EXERCISE TASK. Give the data below again exactly as it stands. Omit the pictures.

--- START ---

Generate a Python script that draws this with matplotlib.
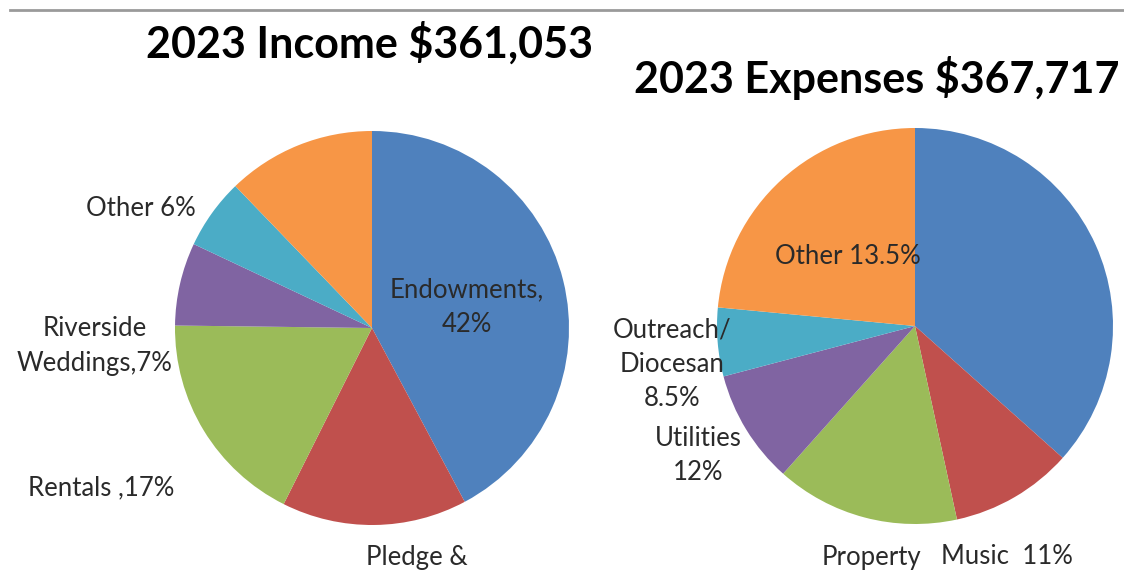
import matplotlib
matplotlib.use("Agg")
import matplotlib.pyplot as plt
from matplotlib.lines import Line2D

# ---- data ----
income_categories = ["Endowments", "Pledge & Giving", "Rentals", "Riverside Weddings", "Other", "Misc"]
income_values = [42.2, 15.2, 17.8, 6.8, 5.8, 12.2]
expense_categories = ["Salaries", "Music", "Property", "Utilities", "Outreach/Diocesan", "Other"]
expense_values = [36.6, 10.0, 15.0, 9.3, 5.6, 23.5]
colors = ["#4F81BD", "#C0504D", "#9BBB59", "#8064A2", "#4BACC6", "#F79646"]
income_title = "2023 Income $361,053"
expense_title = "2023 Expenses $367,717"

W, H = 1124, 581
fig = plt.figure(figsize=(W / 100, H / 100), dpi=100)
ax = fig.add_axes([0, 0, 1, 1])
ax.set_xlim(0, W)
ax.set_ylim(0, H)
ax.set_aspect("equal")
ax.axis("off")

FONT = "Lato"

def py(y):
    return H - y

ax.pie(income_values, colors=colors, startangle=90, counterclock=False,
       center=(372, py(328)), radius=197, frame=True,
       wedgeprops=dict(linewidth=0))
ax.pie(expense_values, colors=colors, startangle=90, counterclock=False,
       center=(915, py(326)), radius=198, frame=True,
       wedgeprops=dict(linewidth=0))
ax.set_xlim(0, W)
ax.set_ylim(0, H)
ax.axis("off")

# top rule
fig.add_artist(Line2D([10 / W, 1.0], [py(10) / H, py(10) / H], color="#9a9a9a", lw=2))

tkw = dict(fontfamily=FONT, fontweight="bold", color="black", fontsize=31)
ax.text(370, py(43), income_title, ha="center", va="center", **tkw)
ax.text(877, py(78), expense_title, ha="center", va="center", **tkw)

lkw = dict(fontfamily=FONT, color="#2a2a2a", fontsize=18.5, linespacing=1.45)
ax.text(141, py(208), "Other 6%", ha="center", va="center", **lkw)
ax.text(95, py(346), "Riverside\nWeddings,7%", ha="center", va="center", multialignment="center", **lkw)
ax.text(101, py(488), "Rentals ,17%", ha="center", va="center", **lkw)
ax.text(467, py(307), "Endowments,\n42%", ha="center", va="center", multialignment="center", **lkw)
ax.text(417, py(557), "Pledge &", ha="center", va="center", **lkw)
ax.text(848, py(257), "Other 13.5%", ha="center", va="center", **lkw)
ax.text(672, py(364), "Outreach/\nDiocesan\n8.5%", ha="center", va="center", multialignment="center", **lkw)
ax.text(698, py(455), "Utilities\n12%", ha="center", va="center", multialignment="center", **lkw)
ax.text(871, py(557), "Property", ha="center", va="center", **lkw)
ax.text(1007, py(557), "Music  11%", ha="center", va="center", **lkw)

fig.savefig("out.png", dpi=100)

--- END ---

RESPONSE BELOW.
Generate a Python script that draws this with matplotlib.
import matplotlib
matplotlib.use("Agg")
import matplotlib.pyplot as plt
from matplotlib.lines import Line2D

# ---- data ----
income_categories = ["Endowments", "Pledge & Giving", "Rentals", "Riverside Weddings", "Other", "Misc"]
income_values = [42.2, 15.2, 17.8, 6.8, 5.8, 12.2]
expense_categories = ["Salaries", "Music", "Property", "Utilities", "Outreach/Diocesan", "Other"]
expense_values = [36.6, 10.0, 15.0, 9.3, 5.6, 23.5]
colors = ["#4F81BD", "#C0504D", "#9BBB59", "#8064A2", "#4BACC6", "#F79646"]
income_title = "2023 Income $361,053"
expense_title = "2023 Expenses $367,717"

W, H = 1124, 581
fig = plt.figure(figsize=(W / 100, H / 100), dpi=100)
ax = fig.add_axes([0, 0, 1, 1])
ax.set_xlim(0, W)
ax.set_ylim(0, H)
ax.set_aspect("equal")
ax.axis("off")

FONT = "Lato"

def py(y):
    return H - y

ax.pie(income_values, colors=colors, startangle=90, counterclock=False,
       center=(372, py(328)), radius=197, frame=True,
       wedgeprops=dict(linewidth=0))
ax.pie(expense_values, colors=colors, startangle=90, counterclock=False,
       center=(915, py(326)), radius=198, frame=True,
       wedgeprops=dict(linewidth=0))
ax.set_xlim(0, W)
ax.set_ylim(0, H)
ax.axis("off")

# top rule
fig.add_artist(Line2D([10 / W, 1.0], [py(10) / H, py(10) / H], color="#9a9a9a", lw=2))

tkw = dict(fontfamily=FONT, fontweight="bold", color="black", fontsize=31)
ax.text(370, py(43), income_title, ha="center", va="center", **tkw)
ax.text(877, py(78), expense_title, ha="center", va="center", **tkw)

lkw = dict(fontfamily=FONT, color="#2a2a2a", fontsize=18.5, linespacing=1.45)
ax.text(141, py(208), "Other 6%", ha="center", va="center", **lkw)
ax.text(95, py(346), "Riverside\nWeddings,7%", ha="center", va="center", multialignment="center", **lkw)
ax.text(101, py(488), "Rentals ,17%", ha="center", va="center", **lkw)
ax.text(467, py(307), "Endowments,\n42%", ha="center", va="center", multialignment="center", **lkw)
ax.text(417, py(557), "Pledge &", ha="center", va="center", **lkw)
ax.text(848, py(257), "Other 13.5%", ha="center", va="center", **lkw)
ax.text(672, py(364), "Outreach/\nDiocesan\n8.5%", ha="center", va="center", multialignment="center", **lkw)
ax.text(698, py(455), "Utilities\n12%", ha="center", va="center", multialignment="center", **lkw)
ax.text(871, py(557), "Property", ha="center", va="center", **lkw)
ax.text(1007, py(557), "Music  11%", ha="center", va="center", **lkw)

fig.savefig("out.png", dpi=100)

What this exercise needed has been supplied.